DuBois argued that Washington’s accommodation to the racist system of the South was morally and politically wrong, and asserted that the Radical Reconstruction period from 1867-77 had been the greatest period of black progress in American history up to that time. He strongly and publicly opposed the system of segregation and denial of black voting rights that was upheld by Supreme Court decisions like Plessey v. Ferguson (1896) and Williams v. Mississippi (1897). Within two years after Washington’s Atlanta Exposition address, the highest court in the land had upheld state and local laws that segregated blacks, denied them equal education and access to public facilities, and eliminated their right to vote (Saccturo 2000). Separate but equal was the law of the land in many parts of the country until 1964, and while the separation by race was real, equality never existed. For this reason, DuBois became one of the founders of the National Association for the Advancement of Colored People (NAACP) in 1909 and edited its newspaper The Crisis for many years. Progress toward civil rights and full equality was slow, however, and very little changed in the Progressive Era.

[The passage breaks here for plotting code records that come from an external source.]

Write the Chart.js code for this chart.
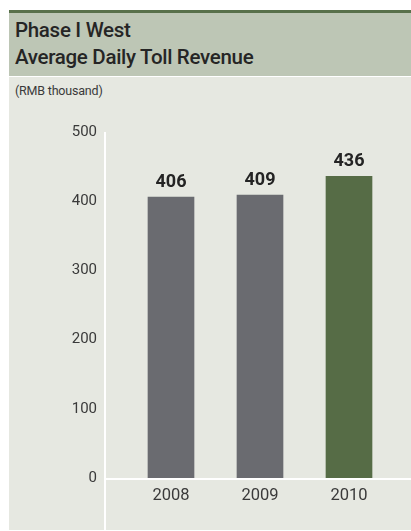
<!DOCTYPE html>
<html>
<head>
<meta charset="utf-8">
<script src="https://cdn.jsdelivr.net/npm/chart.js@4/dist/chart.umd.min.js"></script>
<style>
  html, body { margin: 0; padding: 0; background: #fff; }
  body { width: 411px; height: 531px; position: relative; overflow: hidden; font-family: Roboto, "Liberation Sans", Arial, sans-serif; }
  .rule   { position: absolute; left: 9px; top: 10px; width: 402px; height: 3px; background: #58704a; }
  .header { position: absolute; left: 9px; top: 13px; width: 402px; height: 63px; background: #bdc6b5; }
  .title  { position: absolute; left: 6px; top: 4px; font-size: 20.5px; font-weight: 500; line-height: 26.5px; color: #252525; letter-spacing: -0.3px; }
  .body   { position: absolute; left: 9px; top: 77px; width: 402px; height: 453px; background: #e6e8e1; }
  .unit   { position: absolute; left: 6px; top: 6px; font-size: 12.5px; color: #3a3a3a; letter-spacing: -0.2px; }
  .wrap   { position: absolute; left: 9px; top: 100px; width: 402px; height: 430px; }
  canvas  { display: block; }
</style>
</head>
<body>
<div class="rule"></div>
<div class="header"><div class="title">Phase I West<br>Average Daily Toll Revenue</div></div>
<div class="body"><div class="unit">(RMB thousand)</div></div>
<div class="wrap"><canvas id="tollChart" width="402" height="430"></canvas></div>

<script>
// ── Données ────────────────────────────────────────────────────────────────
const years    = ['2008', '2009', '2010'];
const revenue  = [406, 409, 436];
const barColor = ['#6a6b70', '#6a6b70', '#566c46'];
const yTicks   = [0, 100, 200, 300, 400, 500];

const FONT = 'Roboto, "Liberation Sans", sans-serif';

// Lignes blanches des axes (prolongées sous les libellés)
const axisLines = {
  id: 'axisLines',
  beforeDatasetsDraw(chart) {
    const { ctx, chartArea, scales: { y } } = chart;
    const x0 = chartArea.left - 21.5;
    const y0 = y.getPixelForValue(0) + 1;
    ctx.save();
    ctx.strokeStyle = '#ffffff';
    ctx.lineWidth = 2;
    ctx.beginPath();
    ctx.moveTo(x0, chartArea.top);
    ctx.lineTo(x0, chart.height);
    ctx.moveTo(x0 - 1, y0);
    ctx.lineTo(chart.width, y0);
    ctx.stroke();
    ctx.restore();
  },
};

// Valeurs au-dessus des barres
const valueLabels = {
  id: 'valueLabels',
  afterDatasetsDraw(chart) {
    const { ctx } = chart;
    const meta = chart.getDatasetMeta(0);
    ctx.save();
    ctx.font = `bold 18px ${FONT}`;
    ctx.fillStyle = '#242424';
    ctx.textAlign = 'center';
    ctx.textBaseline = 'alphabetic';
    meta.data.forEach((bar, i) => {
      ctx.fillText(String(revenue[i]), bar.x, bar.y - 10);
    });
    ctx.restore();
  },
};

new Chart(document.getElementById('tollChart'), {
  type: 'bar',
  data: {
    labels: years,
    datasets: [{
      data: revenue,
      backgroundColor: barColor,
      borderWidth: 0,
      barThickness: 46,
    }],
  },
  options: {
    responsive: false, animation: false,
    layout: { padding: { top: 32, right: 17.5, left: 0, bottom: 0 } },
    plugins: { legend: { display: false }, tooltip: { enabled: false } },
    scales: {
      x: {
        grid: { display: false, drawTicks: false },
        border: { display: false },
        ticks: { color: '#3a3a3a', font: { family: FONT, size: 16.5 }, padding: 7.5 },
        afterFit: s => { s.height = 52; },
      },
      y: {
        min: 0, max: 500,
        // marques invisibles : seules servent à décaler les libellés
        grid: { display: false, drawTicks: true, tickLength: 27.5 },
        border: { display: false },
        afterBuildTicks: s => { s.ticks = yTicks.map(v => ({ value: v })); },
        ticks: { color: '#3a3a3a', font: { family: FONT, size: 15 }, padding: 2 },
        afterFit: s => { s.width = 117.5; },
      },
    },
  },
  plugins: [axisLines, valueLabels],
});
</script>
</body>
</html>
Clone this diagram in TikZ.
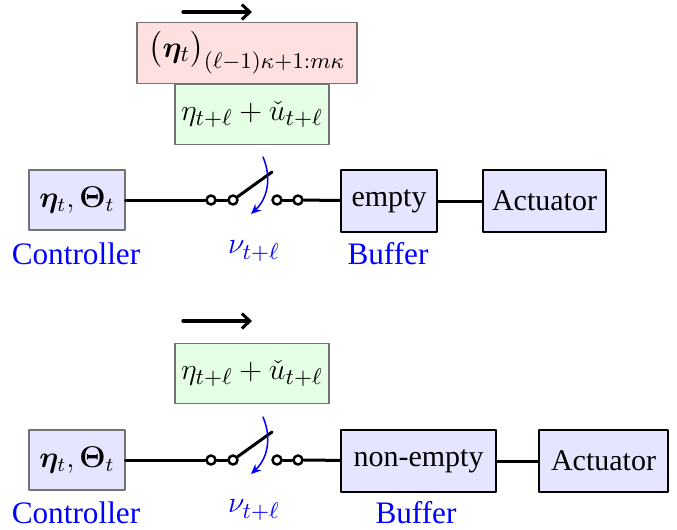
\documentclass[tikz,border=0pt]{standalone}
\usepackage{amsmath}
\usepackage{bm}
\usepackage{fontspec}
\setmainfont{Liberation Serif}
\usetikzlibrary{arrows.meta}

\begin{document}
\begin{tikzpicture}[
  x=0.4pt, y=-0.4pt,
  line cap=round,
  line join=round,
  font=\fontsize{12}{14}\selectfont,
  agent/.style={
    draw=black!55,
    line width=0.5pt,
    fill=blue!10,
    minimum width=38.4pt,
    minimum height=24pt,
    inner sep=2pt
  },
  unit/.style={
    draw=black,
    line width=1pt,
    fill=blue!10,
    minimum height=24.8pt,
    inner sep=2pt
  },
  packet/.style={
    draw=black!55,
    line width=0.5pt,
    minimum height=24.2pt,
    inner sep=1pt,
    font=\fontsize{12.5}{15}\selectfont
  },
  pin/.style={
    circle,
    draw=black,
    line width=1pt,
    fill=white,
    minimum size=3.6pt,
    inner sep=0pt
  },
  wire/.style={
    line width=1.2pt,
    draw=black
  },
  tag/.style={
    text=blue,
    font=\fontsize{12.5}{14}\selectfont
  },
  flow/.style={
    -{Straight Barb[length=3.2pt,width=6pt,line width=1.2pt]},
    line width=1.3pt
  },
  turn/.style={
    -{Stealth[length=4pt,width=3.5pt]},
    line width=0.6pt,
    draw=blue
  }
]
\useasboundingbox (0,0) rectangle (677,529);

% ------------------------------------------------
% Buffer empty
% ------------------------------------------------
\coordinate (dirA) at (183,12);
\coordinate (dirB) at (252,12);
\draw[flow] (dirA) -- (dirB);

\node[packet, fill=red!12, minimum width=88pt] (blockA) at (247,53)
{$\bigl(\bm{\eta}_t\bigr)_{(\ell-1)\kappa+1:m\kappa}$};

\node[packet, fill=green!10, minimum width=61.6pt] (sampleA) at (252,114.5)
{$\eta_{t+\ell}+\check{u}_{t+\ell}$};

\node[agent] (ctrlA) at (77,200) {$\bm{\eta}_t,\bm{\Theta}_t$};

\node[pin] (pA1) at (211,200) {};
\node[pin] (pA2) at (233,200) {};
\node[pin] (pA3) at (277,200) {};
\node[pin] (pA4) at (298,200) {};
\coordinate (bladeA) at (272,172);

\node[unit, minimum width=38.4pt] (bufA) at (389,201) {empty};
\node[unit, minimum width=49.2pt] (actA) at (544.5,201) {Actuator};

\draw[wire] (ctrlA) -- (pA1);
\draw[wire] (pA1) -- (pA2);
\draw[wire] (pA2) -- (bladeA);
\draw[wire] (pA3) -- (pA4);
\draw[wire] (pA4) -- (bufA);
\draw[wire] (bufA) -- (actA);

% switching arrow
\coordinate (turnA1) at (263,157);
\coordinate (turnA2) at (251,214);
\draw[turn] (turnA1) to[bend left=35] (turnA2);

\node[tag] (ctrlTagA) at (76,254) {Controller};
\node[tag] (nuA) at (254,251) {$\nu_{t+\ell}$};
\node[tag] (bufTagA) at (388,254) {Buffer};

% ------------------------------------------------
% Buffer non-empty
% ------------------------------------------------
\coordinate (dirC) at (183,321);
\coordinate (dirD) at (252,321);
\draw[flow] (dirC) -- (dirD);

\node[packet, fill=green!10, minimum width=61.6pt] (sampleB) at (252,373.5)
{$\eta_{t+\ell}+\check{u}_{t+\ell}$};

\node[agent] (ctrlB) at (77,460) {$\bm{\eta}_t,\bm{\Theta}_t$};

\node[pin] (pB1) at (211,460) {};
\node[pin] (pB2) at (233,460) {};
\node[pin] (pB3) at (277,460) {};
\node[pin] (pB4) at (298,460) {};
\coordinate (bladeB) at (272,432);

\node[unit, minimum width=62pt] (bufB) at (418.5,461) {non-empty};
\node[unit, minimum width=51.6pt] (actB) at (603.5,461) {Actuator};

\draw[wire] (ctrlB) -- (pB1);
\draw[wire] (pB1) -- (pB2);
\draw[wire] (pB2) -- (bladeB);
\draw[wire] (pB3) -- (pB4);
\draw[wire] (pB4) -- (bufB);
\draw[wire] (bufB) -- (actB);

% switching arrow
\coordinate (turnB1) at (263,417);
\coordinate (turnB2) at (251,474);
\draw[turn] (turnB1) to[bend left=35] (turnB2);

\node[tag] (ctrlTagB) at (76,513) {Controller};
\node[tag] (nuB) at (254,510) {$\nu_{t+\ell}$};
\node[tag] (bufTagB) at (416,513) {Buffer};

\end{tikzpicture}
\end{document}
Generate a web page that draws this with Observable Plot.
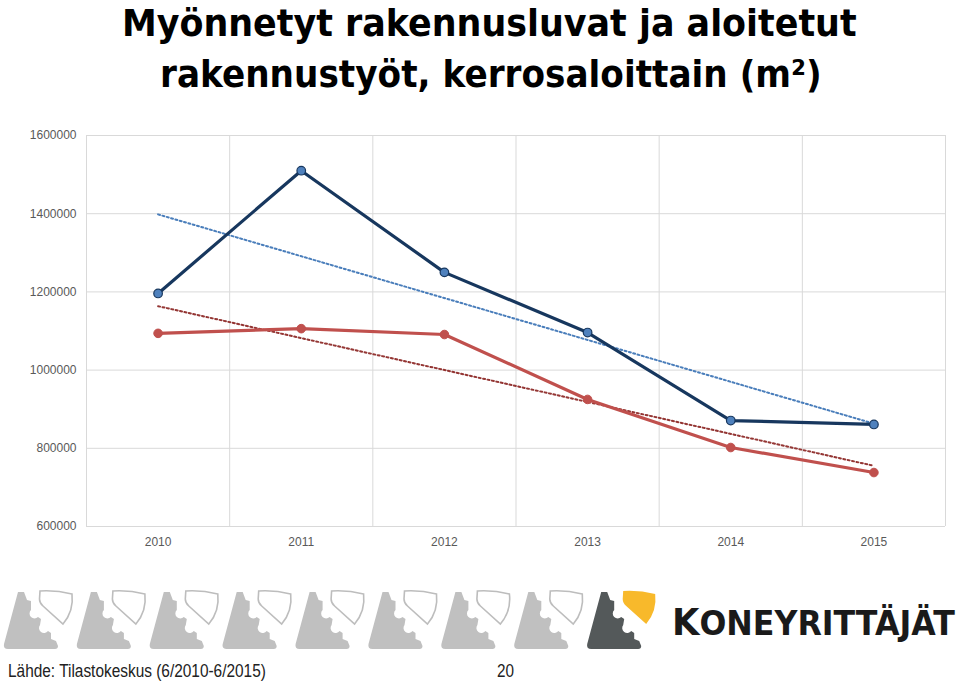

Although many Progressives were either socialists or sympathetic to socialistic ideas, the Socialist Party did not become one of the two major parties as other democratic countries, although it came closer in this era than it ever would again. Eugene Debs became a socialist after he was imprisoned because of his role in the Pullman Strike, and ran for president five times in 1900-20, receiving over one-million votes running against Woodrow Wilson and Theodore Roosevelt. This was actually the high point of socialism in the U.S. since the party was suppressed again due to its opposition to the First World War, and Debs was jailed again in 1918. Progressives and New Dealers borrowed part of the socialist platform, however, including old-age pensions, national health care, public housing, women’s suffrage and an income tax but not its broad-reaching plans to nationalize American industry and finance. In the end, Progressivism adopted just enough of the social democratic policies to forestall even more radical alternatives on the Left, during an era when discontent among labor, small farmers and even many middle class reformers was running very high in the United States.
REFERENCES
Saccturo, F. J. The Supreme Court's Retreat from Reconstruction and Its Ongoing Distortion of Constitutional Jurisprudence. Westport: Greenwood Press, 2000.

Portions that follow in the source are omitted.